- **Stored data**
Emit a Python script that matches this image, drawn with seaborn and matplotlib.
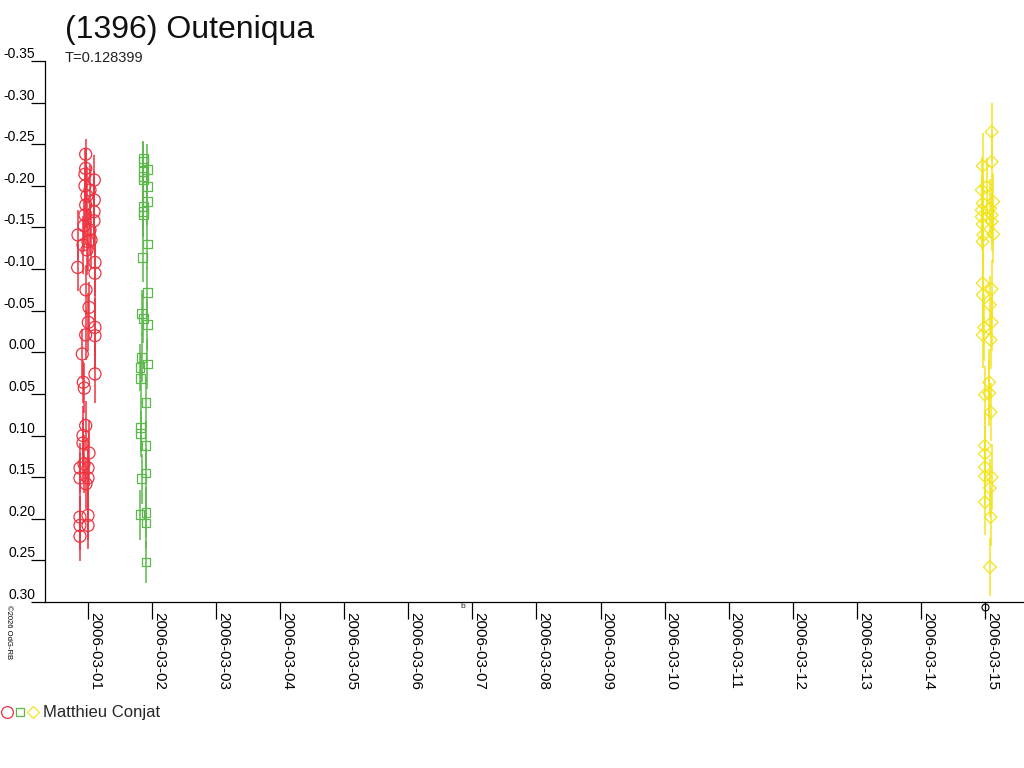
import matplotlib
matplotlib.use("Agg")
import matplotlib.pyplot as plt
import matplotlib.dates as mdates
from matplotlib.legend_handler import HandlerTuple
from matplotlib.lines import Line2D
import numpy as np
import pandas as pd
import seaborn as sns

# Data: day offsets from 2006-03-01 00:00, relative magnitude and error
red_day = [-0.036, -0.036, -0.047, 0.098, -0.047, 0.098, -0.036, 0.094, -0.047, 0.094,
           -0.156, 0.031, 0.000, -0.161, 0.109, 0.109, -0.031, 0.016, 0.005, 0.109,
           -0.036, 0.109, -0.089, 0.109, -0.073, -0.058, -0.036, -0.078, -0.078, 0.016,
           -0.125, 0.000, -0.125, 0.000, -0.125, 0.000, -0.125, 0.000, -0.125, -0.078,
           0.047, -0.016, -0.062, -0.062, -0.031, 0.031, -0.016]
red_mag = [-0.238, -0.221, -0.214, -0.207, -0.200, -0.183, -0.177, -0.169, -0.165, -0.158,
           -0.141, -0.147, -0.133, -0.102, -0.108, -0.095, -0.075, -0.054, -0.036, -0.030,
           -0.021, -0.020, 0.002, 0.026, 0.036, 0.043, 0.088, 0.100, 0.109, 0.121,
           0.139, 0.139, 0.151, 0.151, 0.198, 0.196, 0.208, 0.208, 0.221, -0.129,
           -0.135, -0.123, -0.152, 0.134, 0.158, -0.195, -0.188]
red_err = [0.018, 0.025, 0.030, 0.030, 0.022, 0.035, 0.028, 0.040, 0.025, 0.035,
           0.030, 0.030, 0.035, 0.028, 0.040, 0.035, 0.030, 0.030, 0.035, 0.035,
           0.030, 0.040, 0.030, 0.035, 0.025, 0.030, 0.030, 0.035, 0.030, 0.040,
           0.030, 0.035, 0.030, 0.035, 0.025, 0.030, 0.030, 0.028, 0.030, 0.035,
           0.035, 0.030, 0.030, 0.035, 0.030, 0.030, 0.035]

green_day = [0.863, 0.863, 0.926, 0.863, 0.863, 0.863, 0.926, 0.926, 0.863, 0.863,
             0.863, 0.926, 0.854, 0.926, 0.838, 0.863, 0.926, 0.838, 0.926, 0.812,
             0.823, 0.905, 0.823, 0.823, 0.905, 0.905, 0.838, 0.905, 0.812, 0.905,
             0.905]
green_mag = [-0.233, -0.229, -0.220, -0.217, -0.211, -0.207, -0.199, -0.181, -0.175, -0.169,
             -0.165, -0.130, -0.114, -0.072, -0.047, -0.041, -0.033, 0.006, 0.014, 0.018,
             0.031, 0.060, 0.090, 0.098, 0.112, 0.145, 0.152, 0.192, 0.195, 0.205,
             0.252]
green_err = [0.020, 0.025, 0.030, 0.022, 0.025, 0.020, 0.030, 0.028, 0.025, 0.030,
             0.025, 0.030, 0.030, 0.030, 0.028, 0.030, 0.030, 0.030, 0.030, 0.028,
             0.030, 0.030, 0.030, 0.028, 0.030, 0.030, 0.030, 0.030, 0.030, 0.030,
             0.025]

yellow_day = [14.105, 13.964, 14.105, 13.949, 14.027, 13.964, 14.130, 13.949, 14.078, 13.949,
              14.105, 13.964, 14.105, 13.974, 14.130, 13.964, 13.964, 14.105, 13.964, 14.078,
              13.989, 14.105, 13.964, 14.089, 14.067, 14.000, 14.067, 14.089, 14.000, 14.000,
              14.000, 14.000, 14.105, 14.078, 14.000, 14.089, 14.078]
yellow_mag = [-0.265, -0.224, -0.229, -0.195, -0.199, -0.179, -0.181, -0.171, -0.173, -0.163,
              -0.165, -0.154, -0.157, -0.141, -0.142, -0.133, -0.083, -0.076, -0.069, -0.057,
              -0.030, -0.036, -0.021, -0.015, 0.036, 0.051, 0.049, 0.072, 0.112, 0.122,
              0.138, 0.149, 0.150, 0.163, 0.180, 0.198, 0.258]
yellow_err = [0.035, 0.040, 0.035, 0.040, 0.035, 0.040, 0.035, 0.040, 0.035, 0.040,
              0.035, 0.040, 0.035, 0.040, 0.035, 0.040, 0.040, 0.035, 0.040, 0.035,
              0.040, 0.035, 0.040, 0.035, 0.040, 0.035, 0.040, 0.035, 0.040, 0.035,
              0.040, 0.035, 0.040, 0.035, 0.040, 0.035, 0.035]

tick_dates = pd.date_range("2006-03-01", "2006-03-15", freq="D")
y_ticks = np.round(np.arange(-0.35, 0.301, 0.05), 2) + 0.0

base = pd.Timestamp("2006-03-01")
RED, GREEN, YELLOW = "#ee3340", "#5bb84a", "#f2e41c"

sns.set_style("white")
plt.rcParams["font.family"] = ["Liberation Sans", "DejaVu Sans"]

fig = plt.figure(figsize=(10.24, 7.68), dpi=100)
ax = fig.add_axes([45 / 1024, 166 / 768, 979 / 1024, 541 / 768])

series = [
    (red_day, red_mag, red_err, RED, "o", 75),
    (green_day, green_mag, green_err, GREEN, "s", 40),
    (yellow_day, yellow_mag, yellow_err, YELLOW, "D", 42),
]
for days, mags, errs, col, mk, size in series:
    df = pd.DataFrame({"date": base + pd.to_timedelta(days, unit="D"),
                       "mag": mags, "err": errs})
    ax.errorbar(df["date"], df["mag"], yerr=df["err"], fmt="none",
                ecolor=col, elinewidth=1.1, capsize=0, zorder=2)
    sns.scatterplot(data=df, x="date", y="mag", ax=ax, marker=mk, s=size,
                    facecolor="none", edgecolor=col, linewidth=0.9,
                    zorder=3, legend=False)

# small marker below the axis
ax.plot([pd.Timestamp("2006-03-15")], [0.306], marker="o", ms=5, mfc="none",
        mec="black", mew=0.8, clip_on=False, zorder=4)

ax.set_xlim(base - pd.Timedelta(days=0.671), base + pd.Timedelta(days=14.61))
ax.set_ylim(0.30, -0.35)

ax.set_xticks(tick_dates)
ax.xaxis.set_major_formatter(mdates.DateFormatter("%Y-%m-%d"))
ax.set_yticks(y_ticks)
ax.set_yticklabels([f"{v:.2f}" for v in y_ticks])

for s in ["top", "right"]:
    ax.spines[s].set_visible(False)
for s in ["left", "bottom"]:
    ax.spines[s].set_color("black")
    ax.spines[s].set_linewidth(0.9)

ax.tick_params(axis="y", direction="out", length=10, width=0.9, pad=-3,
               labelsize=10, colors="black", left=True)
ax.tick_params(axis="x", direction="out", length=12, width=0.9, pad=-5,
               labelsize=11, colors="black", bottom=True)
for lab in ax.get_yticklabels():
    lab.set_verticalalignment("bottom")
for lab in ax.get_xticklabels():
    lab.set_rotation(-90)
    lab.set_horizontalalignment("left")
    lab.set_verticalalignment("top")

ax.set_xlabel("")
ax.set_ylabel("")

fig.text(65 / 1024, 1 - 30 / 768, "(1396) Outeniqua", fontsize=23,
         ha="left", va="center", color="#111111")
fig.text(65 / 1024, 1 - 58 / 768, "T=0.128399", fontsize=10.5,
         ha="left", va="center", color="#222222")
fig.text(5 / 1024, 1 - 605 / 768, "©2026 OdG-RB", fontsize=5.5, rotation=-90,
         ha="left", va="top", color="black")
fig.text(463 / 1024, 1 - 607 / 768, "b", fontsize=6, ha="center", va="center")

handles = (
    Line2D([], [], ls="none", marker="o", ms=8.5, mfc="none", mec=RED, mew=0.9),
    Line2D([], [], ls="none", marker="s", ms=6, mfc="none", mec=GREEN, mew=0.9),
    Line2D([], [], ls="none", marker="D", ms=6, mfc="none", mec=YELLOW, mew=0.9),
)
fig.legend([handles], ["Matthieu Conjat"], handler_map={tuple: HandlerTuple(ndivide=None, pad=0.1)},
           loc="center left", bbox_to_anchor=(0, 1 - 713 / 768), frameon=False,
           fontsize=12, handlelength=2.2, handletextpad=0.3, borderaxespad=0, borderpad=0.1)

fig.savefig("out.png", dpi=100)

- **Challenge**
From the first line above through the line containing "import seaborn as sns", copy everything exactly, without the pictures.

- **The solution**
Emit a Python script that matches this image, drawn with seaborn and matplotlib.
import matplotlib
matplotlib.use("Agg")
import matplotlib.pyplot as plt
import matplotlib.dates as mdates
from matplotlib.legend_handler import HandlerTuple
from matplotlib.lines import Line2D
import numpy as np
import pandas as pd
import seaborn as sns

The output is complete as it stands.